The request: Every line from the first one to the line containing "7.97, 13.1, 10.95];" should be echoed exactly; leave out the rest.

◇ ◇ ◇ ◇ ◇

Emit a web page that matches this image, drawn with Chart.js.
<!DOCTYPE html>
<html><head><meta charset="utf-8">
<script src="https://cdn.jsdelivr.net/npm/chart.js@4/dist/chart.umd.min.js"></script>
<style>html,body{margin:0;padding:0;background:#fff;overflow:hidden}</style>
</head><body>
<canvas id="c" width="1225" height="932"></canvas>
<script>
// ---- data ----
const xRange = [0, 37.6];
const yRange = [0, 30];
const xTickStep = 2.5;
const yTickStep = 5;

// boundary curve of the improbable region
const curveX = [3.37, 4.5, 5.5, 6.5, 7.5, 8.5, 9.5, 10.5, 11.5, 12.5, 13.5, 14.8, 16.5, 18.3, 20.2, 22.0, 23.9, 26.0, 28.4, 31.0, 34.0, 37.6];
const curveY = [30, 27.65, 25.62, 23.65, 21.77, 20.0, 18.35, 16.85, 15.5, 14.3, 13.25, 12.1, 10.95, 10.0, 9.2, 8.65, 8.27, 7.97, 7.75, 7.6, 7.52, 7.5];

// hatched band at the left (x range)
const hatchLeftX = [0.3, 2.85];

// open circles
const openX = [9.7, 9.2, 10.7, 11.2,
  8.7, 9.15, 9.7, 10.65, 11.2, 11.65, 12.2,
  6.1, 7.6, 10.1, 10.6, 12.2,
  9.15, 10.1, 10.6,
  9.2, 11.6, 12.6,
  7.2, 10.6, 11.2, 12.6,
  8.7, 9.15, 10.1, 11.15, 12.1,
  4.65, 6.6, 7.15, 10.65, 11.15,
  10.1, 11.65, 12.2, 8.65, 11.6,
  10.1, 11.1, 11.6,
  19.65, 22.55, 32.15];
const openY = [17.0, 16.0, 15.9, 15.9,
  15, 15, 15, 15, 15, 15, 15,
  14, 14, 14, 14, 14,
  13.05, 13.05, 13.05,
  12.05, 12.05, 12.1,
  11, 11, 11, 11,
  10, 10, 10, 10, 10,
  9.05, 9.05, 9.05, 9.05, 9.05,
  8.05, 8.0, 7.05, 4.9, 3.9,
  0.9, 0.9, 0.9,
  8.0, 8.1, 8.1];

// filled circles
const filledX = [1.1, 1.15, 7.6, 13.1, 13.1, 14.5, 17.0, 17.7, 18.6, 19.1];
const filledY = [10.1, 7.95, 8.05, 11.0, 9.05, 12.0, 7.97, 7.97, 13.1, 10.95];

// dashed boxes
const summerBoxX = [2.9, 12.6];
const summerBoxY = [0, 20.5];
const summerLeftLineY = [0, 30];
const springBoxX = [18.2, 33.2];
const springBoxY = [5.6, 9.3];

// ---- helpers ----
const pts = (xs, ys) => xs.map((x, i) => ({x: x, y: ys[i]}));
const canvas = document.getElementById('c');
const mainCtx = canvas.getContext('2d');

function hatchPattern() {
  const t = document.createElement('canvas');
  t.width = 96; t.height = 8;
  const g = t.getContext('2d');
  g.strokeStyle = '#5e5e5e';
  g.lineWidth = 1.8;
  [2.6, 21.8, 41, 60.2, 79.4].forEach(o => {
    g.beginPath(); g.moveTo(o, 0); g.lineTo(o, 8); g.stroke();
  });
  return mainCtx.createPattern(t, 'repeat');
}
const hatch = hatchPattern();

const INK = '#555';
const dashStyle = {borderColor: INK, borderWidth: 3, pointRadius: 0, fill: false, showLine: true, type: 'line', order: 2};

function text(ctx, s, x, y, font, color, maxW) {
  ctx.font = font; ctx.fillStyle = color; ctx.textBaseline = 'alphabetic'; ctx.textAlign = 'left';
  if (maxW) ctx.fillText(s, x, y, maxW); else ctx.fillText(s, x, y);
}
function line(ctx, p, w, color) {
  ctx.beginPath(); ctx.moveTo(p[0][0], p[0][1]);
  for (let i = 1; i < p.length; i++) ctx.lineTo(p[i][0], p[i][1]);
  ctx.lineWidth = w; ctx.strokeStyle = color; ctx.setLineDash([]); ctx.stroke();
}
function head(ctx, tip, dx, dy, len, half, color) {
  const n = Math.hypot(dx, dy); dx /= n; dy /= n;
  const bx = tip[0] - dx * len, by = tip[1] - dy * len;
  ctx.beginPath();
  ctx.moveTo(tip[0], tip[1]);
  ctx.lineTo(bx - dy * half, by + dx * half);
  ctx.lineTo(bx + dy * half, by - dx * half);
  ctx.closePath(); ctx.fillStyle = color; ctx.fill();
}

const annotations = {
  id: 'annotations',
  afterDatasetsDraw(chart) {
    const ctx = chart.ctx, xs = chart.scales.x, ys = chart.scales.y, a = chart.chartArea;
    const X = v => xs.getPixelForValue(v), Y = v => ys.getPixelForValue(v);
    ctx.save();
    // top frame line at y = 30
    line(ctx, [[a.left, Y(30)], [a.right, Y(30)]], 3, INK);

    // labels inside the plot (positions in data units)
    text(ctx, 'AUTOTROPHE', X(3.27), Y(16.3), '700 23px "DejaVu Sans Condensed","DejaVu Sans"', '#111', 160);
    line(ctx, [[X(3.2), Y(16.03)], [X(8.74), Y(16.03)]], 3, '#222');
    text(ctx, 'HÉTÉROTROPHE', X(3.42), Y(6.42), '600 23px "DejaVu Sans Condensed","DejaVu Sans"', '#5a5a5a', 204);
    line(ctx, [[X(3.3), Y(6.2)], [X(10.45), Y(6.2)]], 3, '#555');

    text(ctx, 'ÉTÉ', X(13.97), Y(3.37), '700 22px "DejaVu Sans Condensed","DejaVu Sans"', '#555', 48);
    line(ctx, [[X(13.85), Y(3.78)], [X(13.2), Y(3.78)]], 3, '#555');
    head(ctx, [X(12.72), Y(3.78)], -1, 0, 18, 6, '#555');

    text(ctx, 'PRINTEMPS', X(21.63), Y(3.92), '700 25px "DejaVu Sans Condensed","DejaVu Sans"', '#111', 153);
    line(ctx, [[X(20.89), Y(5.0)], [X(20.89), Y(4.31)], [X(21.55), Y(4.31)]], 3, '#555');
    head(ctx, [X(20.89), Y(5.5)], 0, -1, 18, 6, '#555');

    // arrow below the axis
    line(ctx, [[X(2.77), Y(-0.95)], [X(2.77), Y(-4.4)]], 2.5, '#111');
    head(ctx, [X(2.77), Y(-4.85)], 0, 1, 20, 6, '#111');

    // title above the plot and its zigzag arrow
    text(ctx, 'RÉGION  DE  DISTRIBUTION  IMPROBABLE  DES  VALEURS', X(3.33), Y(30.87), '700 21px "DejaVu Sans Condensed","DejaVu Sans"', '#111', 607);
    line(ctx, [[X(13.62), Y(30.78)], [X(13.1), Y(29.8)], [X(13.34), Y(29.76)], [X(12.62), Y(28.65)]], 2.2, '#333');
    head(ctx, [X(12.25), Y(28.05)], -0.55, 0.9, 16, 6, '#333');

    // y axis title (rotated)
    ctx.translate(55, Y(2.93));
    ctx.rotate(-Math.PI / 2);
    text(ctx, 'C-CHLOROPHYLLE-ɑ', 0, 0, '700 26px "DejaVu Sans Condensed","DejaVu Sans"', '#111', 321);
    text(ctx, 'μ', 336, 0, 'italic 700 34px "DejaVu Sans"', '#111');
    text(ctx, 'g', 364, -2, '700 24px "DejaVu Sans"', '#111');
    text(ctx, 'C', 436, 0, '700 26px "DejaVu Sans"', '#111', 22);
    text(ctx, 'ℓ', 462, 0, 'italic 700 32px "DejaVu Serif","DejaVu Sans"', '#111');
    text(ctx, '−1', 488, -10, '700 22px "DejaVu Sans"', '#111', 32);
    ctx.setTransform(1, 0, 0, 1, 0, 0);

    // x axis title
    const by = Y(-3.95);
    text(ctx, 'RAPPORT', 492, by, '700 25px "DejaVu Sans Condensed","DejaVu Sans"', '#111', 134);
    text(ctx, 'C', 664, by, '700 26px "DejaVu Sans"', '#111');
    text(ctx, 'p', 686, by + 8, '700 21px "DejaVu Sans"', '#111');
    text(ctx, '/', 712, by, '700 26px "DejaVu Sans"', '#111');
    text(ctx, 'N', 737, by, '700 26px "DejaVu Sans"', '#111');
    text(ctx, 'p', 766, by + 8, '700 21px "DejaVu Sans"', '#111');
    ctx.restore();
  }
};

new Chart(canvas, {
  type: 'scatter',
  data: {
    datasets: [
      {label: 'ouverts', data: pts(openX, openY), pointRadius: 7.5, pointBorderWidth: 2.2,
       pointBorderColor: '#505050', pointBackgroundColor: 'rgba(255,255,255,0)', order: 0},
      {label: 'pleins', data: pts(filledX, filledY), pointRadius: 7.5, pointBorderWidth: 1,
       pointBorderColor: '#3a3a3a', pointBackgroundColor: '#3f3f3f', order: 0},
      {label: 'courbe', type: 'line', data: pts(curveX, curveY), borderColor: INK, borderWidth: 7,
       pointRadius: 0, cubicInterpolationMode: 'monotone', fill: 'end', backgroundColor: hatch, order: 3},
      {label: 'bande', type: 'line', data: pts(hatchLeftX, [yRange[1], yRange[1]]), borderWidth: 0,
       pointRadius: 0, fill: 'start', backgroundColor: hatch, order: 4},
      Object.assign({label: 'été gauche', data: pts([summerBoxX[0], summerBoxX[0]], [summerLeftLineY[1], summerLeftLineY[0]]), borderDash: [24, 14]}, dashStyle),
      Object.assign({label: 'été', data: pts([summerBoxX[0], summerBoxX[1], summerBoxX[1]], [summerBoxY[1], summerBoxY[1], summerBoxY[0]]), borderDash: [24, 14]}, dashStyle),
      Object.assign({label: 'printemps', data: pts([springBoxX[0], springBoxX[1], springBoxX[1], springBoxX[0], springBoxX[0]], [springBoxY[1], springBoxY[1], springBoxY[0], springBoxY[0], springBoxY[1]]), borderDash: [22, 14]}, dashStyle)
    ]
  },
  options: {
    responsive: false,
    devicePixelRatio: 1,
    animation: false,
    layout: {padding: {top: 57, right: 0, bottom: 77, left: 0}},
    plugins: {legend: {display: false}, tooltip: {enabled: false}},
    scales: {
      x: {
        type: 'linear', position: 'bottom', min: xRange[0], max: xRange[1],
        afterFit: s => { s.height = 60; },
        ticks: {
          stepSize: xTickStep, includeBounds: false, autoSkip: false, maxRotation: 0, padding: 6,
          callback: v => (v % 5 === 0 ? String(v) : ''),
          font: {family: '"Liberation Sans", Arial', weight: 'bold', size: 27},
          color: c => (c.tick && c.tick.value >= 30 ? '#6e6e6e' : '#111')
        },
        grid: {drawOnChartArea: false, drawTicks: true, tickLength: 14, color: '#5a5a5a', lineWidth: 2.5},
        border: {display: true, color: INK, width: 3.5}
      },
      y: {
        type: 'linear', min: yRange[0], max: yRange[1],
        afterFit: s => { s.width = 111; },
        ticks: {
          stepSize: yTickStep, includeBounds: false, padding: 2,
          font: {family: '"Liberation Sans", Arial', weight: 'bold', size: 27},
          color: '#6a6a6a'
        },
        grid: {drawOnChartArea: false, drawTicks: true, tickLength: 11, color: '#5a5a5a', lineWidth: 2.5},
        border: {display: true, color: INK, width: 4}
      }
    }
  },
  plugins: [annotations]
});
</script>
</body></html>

◇ ◇ ◇ ◇ ◇

Answer to this task:
Emit a web page that matches this image, drawn with Chart.js.
<!DOCTYPE html>
<html><head><meta charset="utf-8">
<script src="https://cdn.jsdelivr.net/npm/chart.js@4/dist/chart.umd.min.js"></script>
<style>html,body{margin:0;padding:0;background:#fff;overflow:hidden}</style>
</head><body>
<canvas id="c" width="1225" height="932"></canvas>
<script>
// ---- data ----
const xRange = [0, 37.6];
const yRange = [0, 30];
const xTickStep = 2.5;
const yTickStep = 5;

// boundary curve of the improbable region
const curveX = [3.37, 4.5, 5.5, 6.5, 7.5, 8.5, 9.5, 10.5, 11.5, 12.5, 13.5, 14.8, 16.5, 18.3, 20.2, 22.0, 23.9, 26.0, 28.4, 31.0, 34.0, 37.6];
const curveY = [30, 27.65, 25.62, 23.65, 21.77, 20.0, 18.35, 16.85, 15.5, 14.3, 13.25, 12.1, 10.95, 10.0, 9.2, 8.65, 8.27, 7.97, 7.75, 7.6, 7.52, 7.5];

// hatched band at the left (x range)
const hatchLeftX = [0.3, 2.85];

// open circles
const openX = [9.7, 9.2, 10.7, 11.2,
  8.7, 9.15, 9.7, 10.65, 11.2, 11.65, 12.2,
  6.1, 7.6, 10.1, 10.6, 12.2,
  9.15, 10.1, 10.6,
  9.2, 11.6, 12.6,
  7.2, 10.6, 11.2, 12.6,
  8.7, 9.15, 10.1, 11.15, 12.1,
  4.65, 6.6, 7.15, 10.65, 11.15,
  10.1, 11.65, 12.2, 8.65, 11.6,
  10.1, 11.1, 11.6,
  19.65, 22.55, 32.15];
const openY = [17.0, 16.0, 15.9, 15.9,
  15, 15, 15, 15, 15, 15, 15,
  14, 14, 14, 14, 14,
  13.05, 13.05, 13.05,
  12.05, 12.05, 12.1,
  11, 11, 11, 11,
  10, 10, 10, 10, 10,
  9.05, 9.05, 9.05, 9.05, 9.05,
  8.05, 8.0, 7.05, 4.9, 3.9,
  0.9, 0.9, 0.9,
  8.0, 8.1, 8.1];

// filled circles
const filledX = [1.1, 1.15, 7.6, 13.1, 13.1, 14.5, 17.0, 17.7, 18.6, 19.1];
const filledY = [10.1, 7.95, 8.05, 11.0, 9.05, 12.0, 7.97, 7.97, 13.1, 10.95];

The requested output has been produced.